Having left the Strawbs, Hooper reverted to his original trade in electronics engineering and for a period worked with the Ministry of Defence, until he resigned in protest when required to work on designs enhancing the blast pattern of shells to make them more lethal.

Instead he moved into publishing, becoming a freelance book editor and writer of educational children’s books, and designed book covers for the academic publishers Palgrave Macmillan. He insisted that this gave him as much satisfaction and pride as anything he achieved in music.

He might never have picked up a guitar again but for a call out of the blue in 1982 from his former colleague Rick Wakeman, who was working on a music series for Channel 4 called Gastank with Tony Ashton and wanted to re-form the original Strawbs. Hooper agreed and played guitar alongside Cousins as they recreated one of their big songs, The Hangman and the Papist.
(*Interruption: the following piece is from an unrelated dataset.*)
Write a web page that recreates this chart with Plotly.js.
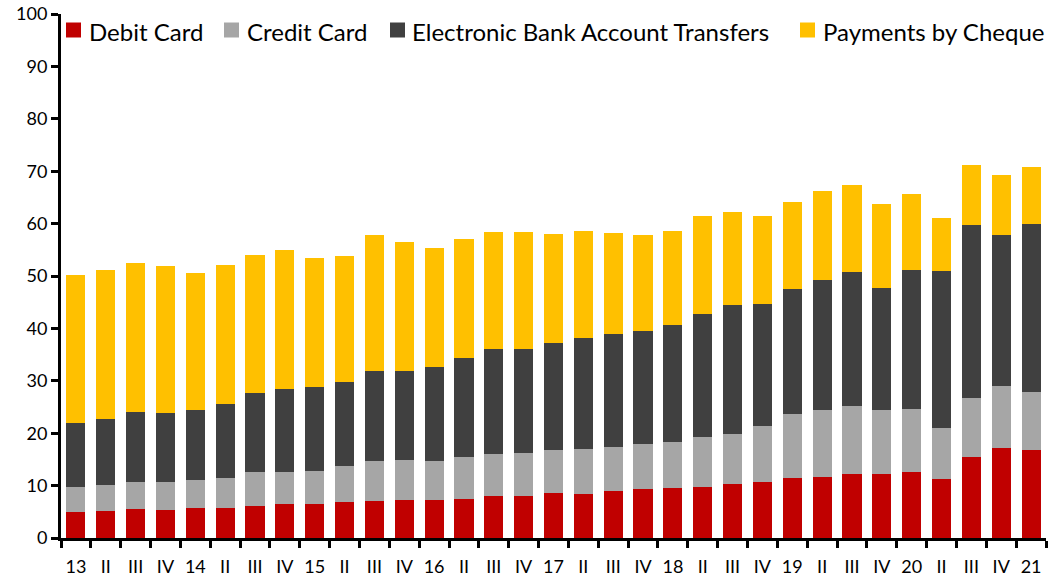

Hooper, right, with Dave Cousins and Sandy Denny at the Marquee Club in London - Ray Stevenson/Shutterstock
Hooper, right, with Dave Cousins and Sandy Denny at the Marquee Club in London - Ray Stevenson/Shutterstock

It re-ignited his appetite for music and he continued to make occasional appearances with the band for several years, including an acclaimed appearance at the 1983 Cambridge Folk Festival. His final appearance as a Strawb was at a momentous 30th anniversary reunion concert featuring different line-ups of the band at Chiswick House in 1998.

However, he kept his hand in playing guitar and mandolin in the more relaxed environment of ceilidhs and barn dances with the group Pitchfork; he also performed in a trio, Misalliance, with Elaine Charlson and Patricia Taylor, playing predominantly traditional and Renaissance music.

He separated from his wife Jane in 1991, but they remained on good terms, and he is survived by his son Nicholas and daughter Colette. In later life, he also met another daughter, Grace, after they accidentally discovered one another through an ancestry site.